Joel Sherman wrote about Roy Oswalt and the Mets, with interesting thoughts from Andy Pettitte concerning whether Oswalt would waive his no-trade clause to come to Flushing.

I think that, if the Mets can keep themselves in the playoff conversation, Oswalt would agree to come. He has no reservations about playing in New York, as Pettitte notes, and he clearly wants to get out of Houston.

To me, the biggest impediment to this deal getting done is not Oswalt, but Astros owner Drayton McLane, who - as we've discussed previously - essentially doesn't believe in rebuilding.

There's no indication that McLane feels financial pressure to unload what's left of Oswalt's contract, nor is there any sign that McLane is excited about the idea of, say, paying the freight on Oswalt in order to get better prospects in return.

In his column, Joel referenced last year's Jake Peavy trade, and noted that the key conversation took place between Peavy and White Sox general manager Kenny Williams, who sold Peavy on the White Sox's long-term commitment to winning.

In these Oswalt proceedings, the key conversation might be the one not between Oswalt and another team's general manager, but rather between Oswalt and McLane. Can Oswalt convince McLane, basically, "I've given you all I have. I'm getting old. I want to pitch in the World Series again. Please let me go"?

If the Mets can indeed put themselves in a place where they'd have reason to trade for Oswalt, then they'd at least benefit from the fact that the starting pitching market is looking somewhat buyer-friendly. Barring dramatic turnarounds from their respective teams, Seattle's Cliff Lee (the grand prize, obviously, at least as a short-term buy), Baltimore's Kevin Millwood and Cleveland's Jake Westbrook all figure to be available.
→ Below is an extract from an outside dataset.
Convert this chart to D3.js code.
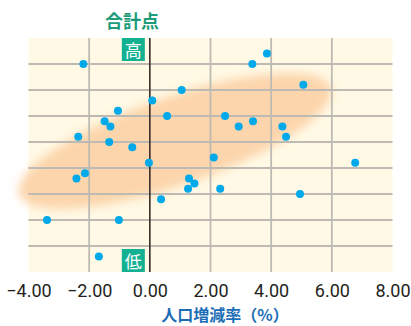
<!DOCTYPE html>
<html>
<head>
<meta charset="utf-8">
<script src="https://cdn.jsdelivr.net/npm/d3@7"></script>
<style>
  html, body { margin: 0; padding: 0; background: #fff; }
  svg { display: block; }
</style>
</head>
<body>
<svg id="chart" width="411" height="326"></svg>
<script>
// Population change rate (%) per municipality
const growthRate = [
  -2.19, 3.38, 3.86, 5.06, 1.05, 0.08, -1.05, 0.57, 2.48, -1.49, -1.30,
  2.93, 3.40, 4.37, 4.49, -2.36, -1.34, -0.58, -0.03, 2.11, 6.77, -2.14,
  -2.42, 1.29, 1.47, 1.26, 2.32, 4.95, 0.37, -3.39, -1.02, -1.68
];
// Total score per municipality
const totalScore = [
  40, 40, 42, 36, 35, 33, 31, 30, 30, 29, 28,
  28, 29, 28, 26, 26, 25, 24, 21, 22, 21, 19,
  18, 18, 17, 16, 16, 15, 14, 10, 10, 3
];
const xTicks = [-4, -2, 0, 2, 4, 6, 8];
const yGrid = [5, 10, 15, 20, 25, 30, 35, 40];
const xDomain = [-4, 8];
const yDomain = [0, 45];
// Trend band: ends of its long axis in data units
const bandStart = [-4.31, 14.9];
const bandEnd = [5.97, 35.5];

const svg = d3.select("#chart");
const x = d3.scaleLinear().domain(xDomain).range([28.5, 392.5]);
const y = d3.scaleLinear().domain(yDomain).range([272, 38]);

const defs = svg.append("defs");
defs.append("filter").attr("id", "soft")
  .attr("x", "-20%").attr("y", "-60%").attr("width", "140%").attr("height", "220%")
  .append("feGaussianBlur").attr("stdDeviation", 5);

// plot background
svg.append("rect")
  .attr("x", x(xDomain[0])).attr("y", y(yDomain[1]))
  .attr("width", x(xDomain[1]) - x(xDomain[0]))
  .attr("height", y(yDomain[0]) - y(yDomain[1]))
  .attr("fill", "#fff9e5");

// blurred trend band
const bx0 = x(bandStart[0]), by0 = y(bandStart[1]);
const bx1 = x(bandEnd[0]), by1 = y(bandEnd[1]);
const cx = (bx0 + bx1) / 2, cy = (by0 + by1) / 2;
const ang = Math.atan2(by1 - by0, bx1 - bx0) * 180 / Math.PI;
const len = Math.hypot(bx1 - bx0, by1 - by0) / 2;
svg.append("ellipse")
  .attr("cx", 0).attr("cy", 0)
  .attr("rx", len).attr("ry", 44)
  .attr("transform", `translate(${cx},${cy}) rotate(${ang})`)
  .attr("fill", "#fcd5ac")
  .attr("filter", "url(#soft)");

// grid
svg.append("g").selectAll("line")
  .data(yGrid).join("line")
  .attr("x1", x(xDomain[0])).attr("x2", x(xDomain[1]))
  .attr("y1", d => y(d)).attr("y2", d => y(d))
  .attr("stroke", "#bdbab4").attr("stroke-width", 1.8);
svg.append("g").selectAll("line")
  .data(xTicks.filter(d => d > xDomain[0] && d < xDomain[1] && d !== 0)).join("line")
  .attr("x1", d => x(d)).attr("x2", d => x(d))
  .attr("y1", y(yDomain[1])).attr("y2", y(yDomain[0]))
  .attr("stroke", "#bdbab4").attr("stroke-width", 1.8);

// zero line
svg.append("line")
  .attr("x1", x(0)).attr("x2", x(0))
  .attr("y1", y(yDomain[1])).attr("y2", y(yDomain[0]))
  .attr("stroke", "#3a2d28").attr("stroke-width", 1.6);

// high / low markers
const marks = [["高", yDomain[1], 0], ["低", yDomain[0], -23]];
const mg = svg.append("g").selectAll("g").data(marks).join("g")
  .attr("transform", d => `translate(${x(0) - 28},${y(d[1]) + d[2]})`);
mg.append("rect").attr("width", 23).attr("height", 23).attr("fill", "#13b192");
mg.append("text").text(d => d[0])
  .attr("x", 11.5).attr("y", 18.5).attr("text-anchor", "middle")
  .attr("fill", "#fff").attr("font-size", 17)
  .attr("font-family", "'Noto Sans CJK JP', sans-serif");

// points
svg.append("g").selectAll("circle")
  .data(growthRate.map((v, i) => [v, totalScore[i]])).join("circle")
  .attr("cx", d => x(d[0])).attr("cy", d => y(d[1]))
  .attr("r", 4).attr("fill", "#00a9e9");

// x axis
const axis = svg.append("g")
  .attr("transform", `translate(0,${y(yDomain[0])})`)
  .call(d3.axisBottom(x).tickValues(xTicks).tickFormat(d3.format(".2f")).tickSize(0).tickPadding(12));
axis.select(".domain").remove();
axis.selectAll("text")
  .attr("font-family", "Roboto, sans-serif")
  .attr("font-size", 18).attr("fill", "#231f20");

// titles
svg.append("text").text("合計点")
  .attr("x", 132).attr("y", 28).attr("text-anchor", "middle")
  .attr("font-family", "'Noto Sans CJK JP', sans-serif")
  .attr("font-weight", "bold").attr("font-size", 18).attr("fill", "#1c9c78");
svg.append("text").text("人口増減率（%）")
  .attr("x", 225).attr("y", 321).attr("text-anchor", "middle")
  .attr("font-family", "'Noto Sans CJK JP', sans-serif")
  .attr("font-weight", "bold").attr("font-size", 16).attr("fill", "#1b6db6");
</script>
</body>
</html>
--Francisco Rodriguez and Mets bullpen coach Randy Niemann had to be separated during Sunday night's game, David Lennon reports. It seems as though K-Rod and Niemann will be able to peacefully coexist starting tonight, and really, if they can't, does it really matter? 

No, the bigger issue appears to be Rodriguez's objections to Jerry Manuel's deployment of him. Not the actual, in-game usage; asking K-Rod to get five outs on Saturday and then two more Sunday isn't egregious. But rather, the multiple warmups.

As David Waldstein reported for The New York Times, Manuel had K-Rod warm up in the eighth with the understanding that he would enter the game if the Yankees brought the tying run on deck. Yet when that exact scenario came to be, Manuel went to Pedro Feliciano, who retired Cano. So then K-Rod had to warm up again for the ninth, when he bailed out Ryota Igarashi.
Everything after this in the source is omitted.